• Requirement: Print exactly those lines that run from the beginning of the data to the line bearing "plt.rcParams['font.family'] = ['Liberation", inclusive.
START
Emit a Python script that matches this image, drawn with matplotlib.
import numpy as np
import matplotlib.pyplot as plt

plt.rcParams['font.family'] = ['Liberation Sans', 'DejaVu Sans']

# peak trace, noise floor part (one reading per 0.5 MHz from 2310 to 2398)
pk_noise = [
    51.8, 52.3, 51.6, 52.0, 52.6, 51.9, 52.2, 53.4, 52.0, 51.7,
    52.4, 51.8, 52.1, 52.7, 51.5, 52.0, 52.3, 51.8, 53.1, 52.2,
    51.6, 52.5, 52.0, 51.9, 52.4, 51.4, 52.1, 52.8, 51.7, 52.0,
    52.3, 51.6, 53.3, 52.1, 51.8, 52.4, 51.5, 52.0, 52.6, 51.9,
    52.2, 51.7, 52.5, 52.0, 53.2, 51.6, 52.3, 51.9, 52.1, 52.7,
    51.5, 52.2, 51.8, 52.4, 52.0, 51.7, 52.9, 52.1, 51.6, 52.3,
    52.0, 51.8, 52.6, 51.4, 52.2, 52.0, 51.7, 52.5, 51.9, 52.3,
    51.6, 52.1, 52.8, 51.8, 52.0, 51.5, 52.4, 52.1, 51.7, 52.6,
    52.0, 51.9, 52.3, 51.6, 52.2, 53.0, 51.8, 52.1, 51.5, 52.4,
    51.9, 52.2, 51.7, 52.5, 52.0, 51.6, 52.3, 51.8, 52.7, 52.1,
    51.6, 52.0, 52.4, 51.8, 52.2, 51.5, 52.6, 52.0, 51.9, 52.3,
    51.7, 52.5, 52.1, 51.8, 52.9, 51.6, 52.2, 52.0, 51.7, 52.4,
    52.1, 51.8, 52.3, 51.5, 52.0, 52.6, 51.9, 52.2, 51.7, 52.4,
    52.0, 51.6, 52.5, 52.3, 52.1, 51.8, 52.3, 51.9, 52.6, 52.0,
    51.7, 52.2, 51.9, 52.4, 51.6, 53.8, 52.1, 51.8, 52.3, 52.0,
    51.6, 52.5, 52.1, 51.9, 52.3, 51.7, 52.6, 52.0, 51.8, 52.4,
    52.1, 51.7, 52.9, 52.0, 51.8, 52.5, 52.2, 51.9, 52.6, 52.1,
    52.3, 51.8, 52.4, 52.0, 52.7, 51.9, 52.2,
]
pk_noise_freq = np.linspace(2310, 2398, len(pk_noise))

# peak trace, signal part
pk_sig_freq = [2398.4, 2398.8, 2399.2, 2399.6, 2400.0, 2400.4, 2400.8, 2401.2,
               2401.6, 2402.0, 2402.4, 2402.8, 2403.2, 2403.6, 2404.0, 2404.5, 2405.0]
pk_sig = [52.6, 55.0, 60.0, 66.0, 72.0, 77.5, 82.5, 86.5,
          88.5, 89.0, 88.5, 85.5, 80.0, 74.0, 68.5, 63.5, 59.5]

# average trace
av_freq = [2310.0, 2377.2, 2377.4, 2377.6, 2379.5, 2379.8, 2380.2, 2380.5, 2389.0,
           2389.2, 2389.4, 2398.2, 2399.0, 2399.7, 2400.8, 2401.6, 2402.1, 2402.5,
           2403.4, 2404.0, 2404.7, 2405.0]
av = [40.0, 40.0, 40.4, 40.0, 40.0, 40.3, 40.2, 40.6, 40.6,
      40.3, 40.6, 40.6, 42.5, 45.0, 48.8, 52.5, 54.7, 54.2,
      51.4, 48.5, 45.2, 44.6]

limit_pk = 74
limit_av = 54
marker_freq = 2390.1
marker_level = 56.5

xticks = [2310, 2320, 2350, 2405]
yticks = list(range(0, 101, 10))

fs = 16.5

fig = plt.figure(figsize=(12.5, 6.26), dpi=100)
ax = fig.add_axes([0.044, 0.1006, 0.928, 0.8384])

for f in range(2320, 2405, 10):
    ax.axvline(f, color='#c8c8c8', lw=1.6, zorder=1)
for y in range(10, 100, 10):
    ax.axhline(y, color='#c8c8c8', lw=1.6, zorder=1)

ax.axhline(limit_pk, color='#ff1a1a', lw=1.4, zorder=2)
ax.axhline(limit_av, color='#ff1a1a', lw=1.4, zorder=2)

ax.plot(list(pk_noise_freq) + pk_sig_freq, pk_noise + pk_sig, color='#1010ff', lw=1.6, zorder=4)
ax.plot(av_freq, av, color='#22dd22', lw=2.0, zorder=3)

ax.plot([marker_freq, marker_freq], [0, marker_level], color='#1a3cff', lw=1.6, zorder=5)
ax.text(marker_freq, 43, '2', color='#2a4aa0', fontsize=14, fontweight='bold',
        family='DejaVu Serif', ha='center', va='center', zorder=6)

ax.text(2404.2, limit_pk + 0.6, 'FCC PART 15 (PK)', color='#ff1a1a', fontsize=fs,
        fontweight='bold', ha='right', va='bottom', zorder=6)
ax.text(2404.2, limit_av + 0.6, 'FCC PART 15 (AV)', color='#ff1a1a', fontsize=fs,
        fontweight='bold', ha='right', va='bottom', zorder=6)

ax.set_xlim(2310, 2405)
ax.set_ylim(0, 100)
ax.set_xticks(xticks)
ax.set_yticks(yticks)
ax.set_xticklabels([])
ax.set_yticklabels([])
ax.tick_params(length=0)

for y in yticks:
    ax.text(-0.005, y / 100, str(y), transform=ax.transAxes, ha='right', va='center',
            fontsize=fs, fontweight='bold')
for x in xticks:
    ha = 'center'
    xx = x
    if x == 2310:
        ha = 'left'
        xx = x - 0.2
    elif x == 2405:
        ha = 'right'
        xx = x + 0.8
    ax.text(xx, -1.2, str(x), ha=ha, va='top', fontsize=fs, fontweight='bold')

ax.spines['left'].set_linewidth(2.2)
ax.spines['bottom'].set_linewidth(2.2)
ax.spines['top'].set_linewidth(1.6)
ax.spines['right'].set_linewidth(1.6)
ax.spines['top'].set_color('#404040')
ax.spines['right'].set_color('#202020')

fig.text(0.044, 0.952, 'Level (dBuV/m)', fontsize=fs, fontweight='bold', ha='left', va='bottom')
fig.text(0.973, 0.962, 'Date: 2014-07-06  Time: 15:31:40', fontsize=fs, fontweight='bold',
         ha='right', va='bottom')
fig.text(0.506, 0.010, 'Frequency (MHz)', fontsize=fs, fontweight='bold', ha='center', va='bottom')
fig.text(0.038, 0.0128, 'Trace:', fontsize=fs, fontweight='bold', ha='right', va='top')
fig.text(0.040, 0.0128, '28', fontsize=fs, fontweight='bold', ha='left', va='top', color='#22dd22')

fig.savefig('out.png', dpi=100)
END
• Expected answer:
Emit a Python script that matches this image, drawn with matplotlib.
import numpy as np
import matplotlib.pyplot as plt

plt.rcParams['font.family'] = ['Liberation Sans', 'DejaVu Sans']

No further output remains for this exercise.